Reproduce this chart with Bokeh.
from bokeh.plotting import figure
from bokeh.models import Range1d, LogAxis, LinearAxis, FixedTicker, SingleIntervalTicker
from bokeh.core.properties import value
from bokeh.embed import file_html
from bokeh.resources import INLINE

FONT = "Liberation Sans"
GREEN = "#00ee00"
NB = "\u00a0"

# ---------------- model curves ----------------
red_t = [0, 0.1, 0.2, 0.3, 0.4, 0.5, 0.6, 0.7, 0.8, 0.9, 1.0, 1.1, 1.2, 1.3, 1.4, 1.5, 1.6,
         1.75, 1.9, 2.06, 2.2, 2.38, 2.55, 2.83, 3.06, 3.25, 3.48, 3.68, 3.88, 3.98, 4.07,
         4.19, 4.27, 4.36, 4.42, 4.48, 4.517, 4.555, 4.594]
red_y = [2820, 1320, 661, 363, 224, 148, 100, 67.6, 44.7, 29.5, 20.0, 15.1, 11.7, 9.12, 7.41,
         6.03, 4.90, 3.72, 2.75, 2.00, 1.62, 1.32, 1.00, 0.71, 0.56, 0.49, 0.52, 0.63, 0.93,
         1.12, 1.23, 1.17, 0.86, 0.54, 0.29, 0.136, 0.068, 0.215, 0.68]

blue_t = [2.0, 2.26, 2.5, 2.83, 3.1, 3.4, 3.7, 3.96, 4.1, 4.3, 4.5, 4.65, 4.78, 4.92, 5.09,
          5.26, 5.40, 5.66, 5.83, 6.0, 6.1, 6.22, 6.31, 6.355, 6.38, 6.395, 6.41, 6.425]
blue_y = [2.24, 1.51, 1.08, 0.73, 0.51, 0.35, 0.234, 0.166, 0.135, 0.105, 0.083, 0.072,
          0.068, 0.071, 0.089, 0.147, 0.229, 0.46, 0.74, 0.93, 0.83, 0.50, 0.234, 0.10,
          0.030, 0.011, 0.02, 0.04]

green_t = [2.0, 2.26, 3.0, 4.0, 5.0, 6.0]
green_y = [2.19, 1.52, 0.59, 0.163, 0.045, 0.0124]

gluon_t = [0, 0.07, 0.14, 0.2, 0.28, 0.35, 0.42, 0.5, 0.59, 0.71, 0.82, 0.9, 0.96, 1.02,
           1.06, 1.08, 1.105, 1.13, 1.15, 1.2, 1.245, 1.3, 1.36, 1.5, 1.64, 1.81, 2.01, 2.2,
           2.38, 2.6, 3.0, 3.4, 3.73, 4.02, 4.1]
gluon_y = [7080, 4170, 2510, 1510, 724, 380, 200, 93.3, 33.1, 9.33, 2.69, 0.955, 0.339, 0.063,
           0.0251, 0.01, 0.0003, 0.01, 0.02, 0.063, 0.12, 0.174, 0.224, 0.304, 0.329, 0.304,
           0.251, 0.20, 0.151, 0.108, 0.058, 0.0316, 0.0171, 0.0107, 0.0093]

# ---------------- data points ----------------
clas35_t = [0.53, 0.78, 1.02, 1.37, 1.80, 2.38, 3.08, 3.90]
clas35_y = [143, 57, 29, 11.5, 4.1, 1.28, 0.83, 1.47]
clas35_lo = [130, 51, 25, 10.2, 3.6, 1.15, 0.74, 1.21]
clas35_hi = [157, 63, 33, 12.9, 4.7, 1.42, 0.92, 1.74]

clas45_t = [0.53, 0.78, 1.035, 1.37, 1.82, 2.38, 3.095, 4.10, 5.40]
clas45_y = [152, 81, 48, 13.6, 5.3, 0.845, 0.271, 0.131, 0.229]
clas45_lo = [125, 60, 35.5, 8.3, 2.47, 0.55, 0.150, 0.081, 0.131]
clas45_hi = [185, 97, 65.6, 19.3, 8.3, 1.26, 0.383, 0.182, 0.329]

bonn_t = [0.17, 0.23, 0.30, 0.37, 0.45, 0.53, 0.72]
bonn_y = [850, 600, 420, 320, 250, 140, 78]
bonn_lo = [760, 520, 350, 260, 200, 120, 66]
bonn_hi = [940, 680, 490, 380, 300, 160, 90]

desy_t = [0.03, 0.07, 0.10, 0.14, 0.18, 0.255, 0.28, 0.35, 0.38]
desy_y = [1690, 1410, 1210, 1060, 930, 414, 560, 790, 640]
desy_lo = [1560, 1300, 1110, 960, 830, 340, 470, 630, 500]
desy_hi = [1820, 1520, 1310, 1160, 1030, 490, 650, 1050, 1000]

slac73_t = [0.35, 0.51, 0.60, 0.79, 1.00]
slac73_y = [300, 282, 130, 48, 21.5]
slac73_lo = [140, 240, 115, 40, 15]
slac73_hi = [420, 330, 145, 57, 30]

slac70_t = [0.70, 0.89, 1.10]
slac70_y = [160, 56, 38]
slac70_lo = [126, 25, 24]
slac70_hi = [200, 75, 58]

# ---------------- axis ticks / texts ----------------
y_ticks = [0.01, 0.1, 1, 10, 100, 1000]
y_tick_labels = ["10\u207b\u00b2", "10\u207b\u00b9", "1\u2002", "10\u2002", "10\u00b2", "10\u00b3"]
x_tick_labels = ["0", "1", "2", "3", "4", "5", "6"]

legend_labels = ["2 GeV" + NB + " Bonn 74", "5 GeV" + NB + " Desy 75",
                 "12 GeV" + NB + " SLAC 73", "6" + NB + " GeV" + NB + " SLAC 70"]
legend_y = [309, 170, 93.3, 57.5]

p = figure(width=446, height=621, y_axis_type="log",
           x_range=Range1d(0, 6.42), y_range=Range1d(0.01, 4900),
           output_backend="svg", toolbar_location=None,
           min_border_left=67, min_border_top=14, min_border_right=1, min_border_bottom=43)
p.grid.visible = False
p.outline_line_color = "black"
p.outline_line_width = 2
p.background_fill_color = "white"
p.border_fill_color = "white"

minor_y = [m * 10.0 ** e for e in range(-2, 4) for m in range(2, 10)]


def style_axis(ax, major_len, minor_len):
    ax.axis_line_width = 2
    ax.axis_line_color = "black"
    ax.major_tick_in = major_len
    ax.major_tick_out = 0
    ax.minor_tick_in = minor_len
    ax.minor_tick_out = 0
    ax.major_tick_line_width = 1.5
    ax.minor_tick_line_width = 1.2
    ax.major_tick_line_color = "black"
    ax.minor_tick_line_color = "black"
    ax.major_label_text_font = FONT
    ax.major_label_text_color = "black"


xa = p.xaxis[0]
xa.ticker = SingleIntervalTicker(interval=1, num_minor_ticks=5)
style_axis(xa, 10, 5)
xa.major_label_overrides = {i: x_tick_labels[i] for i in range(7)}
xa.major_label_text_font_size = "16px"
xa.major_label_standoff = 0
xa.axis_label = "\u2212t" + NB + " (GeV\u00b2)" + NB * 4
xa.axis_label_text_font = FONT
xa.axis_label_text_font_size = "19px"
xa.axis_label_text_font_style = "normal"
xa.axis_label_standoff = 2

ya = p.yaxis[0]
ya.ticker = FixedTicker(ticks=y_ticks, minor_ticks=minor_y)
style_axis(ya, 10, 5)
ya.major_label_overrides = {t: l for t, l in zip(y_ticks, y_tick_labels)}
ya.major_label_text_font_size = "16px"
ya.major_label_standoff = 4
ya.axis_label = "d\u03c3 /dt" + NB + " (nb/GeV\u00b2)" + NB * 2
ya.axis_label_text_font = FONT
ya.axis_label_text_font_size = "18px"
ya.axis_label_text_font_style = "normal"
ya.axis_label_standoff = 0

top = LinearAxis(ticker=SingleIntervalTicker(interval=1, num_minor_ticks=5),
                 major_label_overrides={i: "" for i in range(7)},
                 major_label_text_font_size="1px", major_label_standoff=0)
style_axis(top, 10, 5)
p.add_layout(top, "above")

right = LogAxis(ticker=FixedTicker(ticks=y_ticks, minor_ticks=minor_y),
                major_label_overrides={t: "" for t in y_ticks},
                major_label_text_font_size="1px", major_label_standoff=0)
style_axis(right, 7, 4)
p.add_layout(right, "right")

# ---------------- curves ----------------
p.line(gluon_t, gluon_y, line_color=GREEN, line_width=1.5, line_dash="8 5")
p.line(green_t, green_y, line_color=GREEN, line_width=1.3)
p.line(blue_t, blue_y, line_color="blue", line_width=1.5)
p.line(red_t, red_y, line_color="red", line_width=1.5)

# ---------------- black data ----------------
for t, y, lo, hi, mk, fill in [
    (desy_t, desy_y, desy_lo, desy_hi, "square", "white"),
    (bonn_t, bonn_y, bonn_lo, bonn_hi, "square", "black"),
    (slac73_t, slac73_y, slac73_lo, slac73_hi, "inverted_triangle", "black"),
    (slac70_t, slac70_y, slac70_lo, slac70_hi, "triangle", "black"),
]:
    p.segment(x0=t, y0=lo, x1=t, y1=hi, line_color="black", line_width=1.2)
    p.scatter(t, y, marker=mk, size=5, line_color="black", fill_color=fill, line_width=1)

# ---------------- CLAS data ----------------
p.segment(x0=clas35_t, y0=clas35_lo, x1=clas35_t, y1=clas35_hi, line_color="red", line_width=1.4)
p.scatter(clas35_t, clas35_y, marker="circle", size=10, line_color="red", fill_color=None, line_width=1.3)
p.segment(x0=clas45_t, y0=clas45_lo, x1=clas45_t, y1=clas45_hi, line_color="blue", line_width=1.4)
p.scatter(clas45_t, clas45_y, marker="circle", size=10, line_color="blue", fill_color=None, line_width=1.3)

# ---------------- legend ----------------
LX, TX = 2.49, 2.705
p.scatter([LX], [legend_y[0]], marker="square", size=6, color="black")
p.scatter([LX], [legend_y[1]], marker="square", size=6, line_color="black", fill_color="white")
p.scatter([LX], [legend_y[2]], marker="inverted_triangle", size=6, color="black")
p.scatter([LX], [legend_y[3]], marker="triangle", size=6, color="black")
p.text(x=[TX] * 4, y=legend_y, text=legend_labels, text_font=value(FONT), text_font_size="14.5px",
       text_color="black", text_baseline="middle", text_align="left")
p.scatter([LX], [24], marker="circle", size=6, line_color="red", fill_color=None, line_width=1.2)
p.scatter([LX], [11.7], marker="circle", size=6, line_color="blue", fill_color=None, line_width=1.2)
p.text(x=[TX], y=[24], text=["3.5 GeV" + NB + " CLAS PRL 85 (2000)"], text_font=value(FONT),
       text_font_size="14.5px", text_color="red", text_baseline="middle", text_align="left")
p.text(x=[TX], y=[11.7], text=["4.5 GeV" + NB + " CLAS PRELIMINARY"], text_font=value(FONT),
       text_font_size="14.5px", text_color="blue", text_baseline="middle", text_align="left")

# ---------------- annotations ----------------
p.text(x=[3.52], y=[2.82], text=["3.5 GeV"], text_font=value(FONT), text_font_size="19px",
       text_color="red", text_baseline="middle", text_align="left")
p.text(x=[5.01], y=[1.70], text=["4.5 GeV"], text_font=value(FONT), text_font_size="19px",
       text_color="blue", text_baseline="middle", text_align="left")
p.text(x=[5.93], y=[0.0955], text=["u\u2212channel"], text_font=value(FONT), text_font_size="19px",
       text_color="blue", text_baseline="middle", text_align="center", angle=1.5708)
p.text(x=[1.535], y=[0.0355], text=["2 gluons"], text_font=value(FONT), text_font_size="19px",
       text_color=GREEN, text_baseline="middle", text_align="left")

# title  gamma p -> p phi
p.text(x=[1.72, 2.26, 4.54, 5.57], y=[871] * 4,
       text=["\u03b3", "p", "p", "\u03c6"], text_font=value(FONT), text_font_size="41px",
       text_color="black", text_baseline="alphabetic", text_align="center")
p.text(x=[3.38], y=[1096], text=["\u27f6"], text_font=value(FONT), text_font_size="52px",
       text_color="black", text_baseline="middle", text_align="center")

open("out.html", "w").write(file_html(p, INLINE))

_ _ _

Exactly as written, please reproduce the lines from the first line of the data to the line containing "1.12, 1.23, 1.17, 0.86, 0.54, 0.29, 0.136, 0.068, 0.215, 0.68]", inclusive, and nothing else.

### [Response below]
Reproduce this chart with Bokeh.
from bokeh.plotting import figure
from bokeh.models import Range1d, LogAxis, LinearAxis, FixedTicker, SingleIntervalTicker
from bokeh.core.properties import value
from bokeh.embed import file_html
from bokeh.resources import INLINE

FONT = "Liberation Sans"
GREEN = "#00ee00"
NB = "\u00a0"

# ---------------- model curves ----------------
red_t = [0, 0.1, 0.2, 0.3, 0.4, 0.5, 0.6, 0.7, 0.8, 0.9, 1.0, 1.1, 1.2, 1.3, 1.4, 1.5, 1.6,
         1.75, 1.9, 2.06, 2.2, 2.38, 2.55, 2.83, 3.06, 3.25, 3.48, 3.68, 3.88, 3.98, 4.07,
         4.19, 4.27, 4.36, 4.42, 4.48, 4.517, 4.555, 4.594]
red_y = [2820, 1320, 661, 363, 224, 148, 100, 67.6, 44.7, 29.5, 20.0, 15.1, 11.7, 9.12, 7.41,
         6.03, 4.90, 3.72, 2.75, 2.00, 1.62, 1.32, 1.00, 0.71, 0.56, 0.49, 0.52, 0.63, 0.93,
         1.12, 1.23, 1.17, 0.86, 0.54, 0.29, 0.136, 0.068, 0.215, 0.68]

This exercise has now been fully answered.